AWS economics is a discipline that deals with the costs involved in cloud computing from an economic perspective. It covers the study of business principles that support the advantages and disadvantages that cloud computing may introduce to an organization. AWS economics surpasses the scope of income, expenditure, and cost cuts as it comprehensively covers all aspects of financial management in a developing cloud environment, which can lead to cost reductions.

How does AWS cloud cost reductions work?

AWS cloud cost reductions work by aligning the clients' infrastructure and financing with their IT needs at a given point in time, even in varying demand. This prevents overspending and inefficiency. AWS offers several pricing models, including the On-Demand Instances model, Savings Plans, the Spot Instances model, and the Reserved Instances model. AWS also regularly reduces costs, which translates into reduced pricing for AWS customers.

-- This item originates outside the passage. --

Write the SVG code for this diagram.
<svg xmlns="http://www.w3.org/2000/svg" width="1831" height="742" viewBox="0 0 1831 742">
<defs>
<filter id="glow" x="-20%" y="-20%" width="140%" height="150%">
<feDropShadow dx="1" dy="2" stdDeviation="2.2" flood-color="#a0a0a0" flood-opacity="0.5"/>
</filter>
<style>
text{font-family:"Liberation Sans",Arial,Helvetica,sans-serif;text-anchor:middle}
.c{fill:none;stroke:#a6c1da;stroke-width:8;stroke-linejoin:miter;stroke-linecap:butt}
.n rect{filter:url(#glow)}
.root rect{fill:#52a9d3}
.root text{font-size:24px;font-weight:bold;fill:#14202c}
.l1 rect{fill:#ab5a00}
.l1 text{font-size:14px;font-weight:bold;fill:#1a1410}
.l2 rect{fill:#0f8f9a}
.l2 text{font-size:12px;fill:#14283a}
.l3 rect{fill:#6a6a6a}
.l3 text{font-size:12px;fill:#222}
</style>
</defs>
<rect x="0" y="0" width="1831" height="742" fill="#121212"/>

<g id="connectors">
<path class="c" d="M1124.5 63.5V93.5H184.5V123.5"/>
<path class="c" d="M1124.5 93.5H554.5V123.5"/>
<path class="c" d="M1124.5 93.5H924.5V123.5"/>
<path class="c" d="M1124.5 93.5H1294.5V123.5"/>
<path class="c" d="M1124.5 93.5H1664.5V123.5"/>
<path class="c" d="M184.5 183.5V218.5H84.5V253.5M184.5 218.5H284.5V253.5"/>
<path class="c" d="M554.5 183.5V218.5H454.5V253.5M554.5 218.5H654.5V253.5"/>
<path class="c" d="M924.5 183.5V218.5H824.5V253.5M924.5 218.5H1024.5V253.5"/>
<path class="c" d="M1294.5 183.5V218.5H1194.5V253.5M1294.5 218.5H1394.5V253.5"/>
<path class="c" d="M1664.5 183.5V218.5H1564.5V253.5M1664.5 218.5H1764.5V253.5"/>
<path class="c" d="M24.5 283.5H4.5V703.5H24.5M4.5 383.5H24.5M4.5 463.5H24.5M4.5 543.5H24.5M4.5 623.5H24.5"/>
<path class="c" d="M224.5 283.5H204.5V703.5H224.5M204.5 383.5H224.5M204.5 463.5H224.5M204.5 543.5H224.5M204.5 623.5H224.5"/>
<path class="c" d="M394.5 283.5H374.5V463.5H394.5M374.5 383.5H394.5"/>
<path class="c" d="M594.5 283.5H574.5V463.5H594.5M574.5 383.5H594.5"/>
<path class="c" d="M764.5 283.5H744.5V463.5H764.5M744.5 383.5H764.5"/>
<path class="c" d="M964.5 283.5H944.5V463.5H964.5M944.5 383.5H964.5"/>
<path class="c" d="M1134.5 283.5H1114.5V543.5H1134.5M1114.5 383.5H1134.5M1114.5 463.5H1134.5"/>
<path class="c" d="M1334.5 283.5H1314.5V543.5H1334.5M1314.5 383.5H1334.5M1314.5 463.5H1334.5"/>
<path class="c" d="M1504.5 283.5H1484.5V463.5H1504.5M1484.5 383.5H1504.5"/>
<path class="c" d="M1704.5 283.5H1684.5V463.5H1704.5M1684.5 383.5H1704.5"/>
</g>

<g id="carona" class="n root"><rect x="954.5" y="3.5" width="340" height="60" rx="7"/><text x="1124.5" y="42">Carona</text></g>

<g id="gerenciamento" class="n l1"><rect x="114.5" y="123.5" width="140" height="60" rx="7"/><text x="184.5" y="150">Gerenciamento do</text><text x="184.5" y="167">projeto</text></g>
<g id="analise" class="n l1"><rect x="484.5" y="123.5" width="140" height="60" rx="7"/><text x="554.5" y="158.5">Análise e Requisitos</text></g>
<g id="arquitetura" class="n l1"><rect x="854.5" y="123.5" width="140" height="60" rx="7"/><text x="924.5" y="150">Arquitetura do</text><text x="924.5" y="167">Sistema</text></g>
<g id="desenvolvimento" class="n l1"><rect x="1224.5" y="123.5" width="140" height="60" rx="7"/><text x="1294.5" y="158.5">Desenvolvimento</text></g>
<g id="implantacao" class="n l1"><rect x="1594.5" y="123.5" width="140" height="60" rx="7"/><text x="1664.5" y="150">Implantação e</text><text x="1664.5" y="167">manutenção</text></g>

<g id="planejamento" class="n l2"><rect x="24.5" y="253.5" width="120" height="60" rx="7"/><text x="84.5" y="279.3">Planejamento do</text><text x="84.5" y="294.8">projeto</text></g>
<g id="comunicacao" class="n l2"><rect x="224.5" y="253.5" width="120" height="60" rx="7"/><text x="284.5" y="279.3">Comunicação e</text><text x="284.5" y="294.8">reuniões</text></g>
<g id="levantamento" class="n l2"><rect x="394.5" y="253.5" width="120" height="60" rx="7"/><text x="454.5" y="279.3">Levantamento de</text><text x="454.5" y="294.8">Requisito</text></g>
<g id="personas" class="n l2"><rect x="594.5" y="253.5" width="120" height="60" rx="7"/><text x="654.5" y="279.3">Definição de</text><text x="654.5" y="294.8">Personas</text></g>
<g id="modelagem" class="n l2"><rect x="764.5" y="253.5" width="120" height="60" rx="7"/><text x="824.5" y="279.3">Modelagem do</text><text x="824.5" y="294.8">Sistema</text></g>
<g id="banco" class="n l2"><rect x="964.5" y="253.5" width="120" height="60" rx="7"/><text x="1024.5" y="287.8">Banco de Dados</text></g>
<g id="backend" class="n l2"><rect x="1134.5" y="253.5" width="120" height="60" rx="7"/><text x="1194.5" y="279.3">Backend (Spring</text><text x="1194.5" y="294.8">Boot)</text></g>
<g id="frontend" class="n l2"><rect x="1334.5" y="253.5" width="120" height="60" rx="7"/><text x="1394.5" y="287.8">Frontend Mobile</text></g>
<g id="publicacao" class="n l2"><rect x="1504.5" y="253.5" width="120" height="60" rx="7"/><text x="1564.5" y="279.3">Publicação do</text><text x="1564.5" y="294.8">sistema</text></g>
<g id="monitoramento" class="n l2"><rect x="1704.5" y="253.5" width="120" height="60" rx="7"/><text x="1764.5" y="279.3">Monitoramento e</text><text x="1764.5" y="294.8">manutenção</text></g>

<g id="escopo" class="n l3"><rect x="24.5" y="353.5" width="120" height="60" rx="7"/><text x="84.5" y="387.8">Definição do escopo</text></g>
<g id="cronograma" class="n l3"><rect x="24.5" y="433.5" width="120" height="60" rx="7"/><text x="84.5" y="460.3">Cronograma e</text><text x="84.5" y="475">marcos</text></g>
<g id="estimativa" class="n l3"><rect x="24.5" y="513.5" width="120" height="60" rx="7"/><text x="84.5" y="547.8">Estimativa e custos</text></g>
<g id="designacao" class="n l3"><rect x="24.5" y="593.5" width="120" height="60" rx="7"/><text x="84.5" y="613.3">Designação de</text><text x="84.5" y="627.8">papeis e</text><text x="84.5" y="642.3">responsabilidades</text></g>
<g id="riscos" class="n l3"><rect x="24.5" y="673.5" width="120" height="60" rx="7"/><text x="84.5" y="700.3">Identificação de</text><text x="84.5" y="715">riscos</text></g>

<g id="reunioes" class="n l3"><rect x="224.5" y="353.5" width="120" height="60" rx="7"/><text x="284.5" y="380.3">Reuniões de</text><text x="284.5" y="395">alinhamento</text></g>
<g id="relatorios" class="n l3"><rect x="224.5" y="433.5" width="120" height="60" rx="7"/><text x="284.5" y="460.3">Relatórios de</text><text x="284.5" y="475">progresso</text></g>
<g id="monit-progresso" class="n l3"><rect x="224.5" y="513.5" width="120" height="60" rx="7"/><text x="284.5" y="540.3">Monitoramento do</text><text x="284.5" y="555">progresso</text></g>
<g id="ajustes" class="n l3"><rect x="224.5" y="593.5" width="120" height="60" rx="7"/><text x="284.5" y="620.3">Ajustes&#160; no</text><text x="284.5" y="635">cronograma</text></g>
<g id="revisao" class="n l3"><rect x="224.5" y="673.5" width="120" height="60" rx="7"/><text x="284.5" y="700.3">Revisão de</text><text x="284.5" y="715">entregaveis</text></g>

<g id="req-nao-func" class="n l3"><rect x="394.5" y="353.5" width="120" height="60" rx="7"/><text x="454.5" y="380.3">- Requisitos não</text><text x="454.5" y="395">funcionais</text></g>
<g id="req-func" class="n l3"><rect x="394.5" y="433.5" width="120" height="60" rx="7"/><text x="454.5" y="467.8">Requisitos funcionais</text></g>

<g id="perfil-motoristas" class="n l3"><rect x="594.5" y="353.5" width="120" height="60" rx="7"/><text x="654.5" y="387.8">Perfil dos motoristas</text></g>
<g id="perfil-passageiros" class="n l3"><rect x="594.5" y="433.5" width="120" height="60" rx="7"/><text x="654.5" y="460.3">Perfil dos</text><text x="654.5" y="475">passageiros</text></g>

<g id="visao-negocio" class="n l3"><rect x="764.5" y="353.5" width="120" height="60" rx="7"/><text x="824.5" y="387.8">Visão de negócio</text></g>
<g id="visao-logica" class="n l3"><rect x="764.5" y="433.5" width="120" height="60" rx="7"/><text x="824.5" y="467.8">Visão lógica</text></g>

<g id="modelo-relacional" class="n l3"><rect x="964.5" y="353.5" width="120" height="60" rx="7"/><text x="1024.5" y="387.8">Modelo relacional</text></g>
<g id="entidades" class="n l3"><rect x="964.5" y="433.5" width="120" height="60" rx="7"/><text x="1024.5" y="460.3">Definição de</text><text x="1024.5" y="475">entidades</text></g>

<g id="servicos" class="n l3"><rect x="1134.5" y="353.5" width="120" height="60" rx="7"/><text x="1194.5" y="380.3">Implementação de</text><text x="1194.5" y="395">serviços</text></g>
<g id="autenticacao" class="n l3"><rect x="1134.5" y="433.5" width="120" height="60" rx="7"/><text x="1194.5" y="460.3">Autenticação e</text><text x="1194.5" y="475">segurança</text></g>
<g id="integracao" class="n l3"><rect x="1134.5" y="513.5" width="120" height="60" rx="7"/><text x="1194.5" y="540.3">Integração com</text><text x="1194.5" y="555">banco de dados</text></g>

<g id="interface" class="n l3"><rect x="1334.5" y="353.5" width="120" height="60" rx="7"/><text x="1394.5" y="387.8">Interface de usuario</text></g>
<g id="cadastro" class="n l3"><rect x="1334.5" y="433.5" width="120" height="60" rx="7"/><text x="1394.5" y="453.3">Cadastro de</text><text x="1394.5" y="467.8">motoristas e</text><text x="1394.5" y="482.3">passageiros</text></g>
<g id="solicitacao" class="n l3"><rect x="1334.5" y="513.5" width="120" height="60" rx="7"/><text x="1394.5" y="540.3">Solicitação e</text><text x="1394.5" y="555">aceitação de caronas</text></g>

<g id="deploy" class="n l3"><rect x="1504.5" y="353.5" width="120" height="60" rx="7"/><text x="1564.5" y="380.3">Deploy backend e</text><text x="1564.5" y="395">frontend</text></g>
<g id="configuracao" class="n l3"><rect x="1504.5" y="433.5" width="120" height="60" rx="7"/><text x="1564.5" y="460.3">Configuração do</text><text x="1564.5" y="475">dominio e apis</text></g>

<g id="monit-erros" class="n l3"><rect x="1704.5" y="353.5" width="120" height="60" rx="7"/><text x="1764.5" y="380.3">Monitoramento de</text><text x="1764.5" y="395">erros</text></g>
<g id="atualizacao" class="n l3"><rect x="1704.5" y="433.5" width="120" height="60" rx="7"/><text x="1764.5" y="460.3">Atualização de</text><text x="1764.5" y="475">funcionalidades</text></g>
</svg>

How can one estimate AWS costs?

Estimating AWS costs can be done by examining the fundamental characteristics for each AWS product, estimating your usage for each characteristic, and then mapping that usage to the prices posted on the AWS website. AWS provides a Pricing Calculator to estimate your monthly bill, providing a per-service cost breakdown, as well as an aggregate monthly estimate. The AWS Free Tier can also be used to get started with most AWS services at no cost.

What are AWS cost estimation tools?

AWS provides several tools for cost estimation. The AWS Pricing Calculator is a key tool that provides a per-service cost breakdown and an aggregate monthly estimate. It can be used to estimate costs for common solutions. The AWS Free Tier is another tool that allows users to get started with most AWS services at no cost. These tools help users to plan their AWS usage and manage their costs effectively.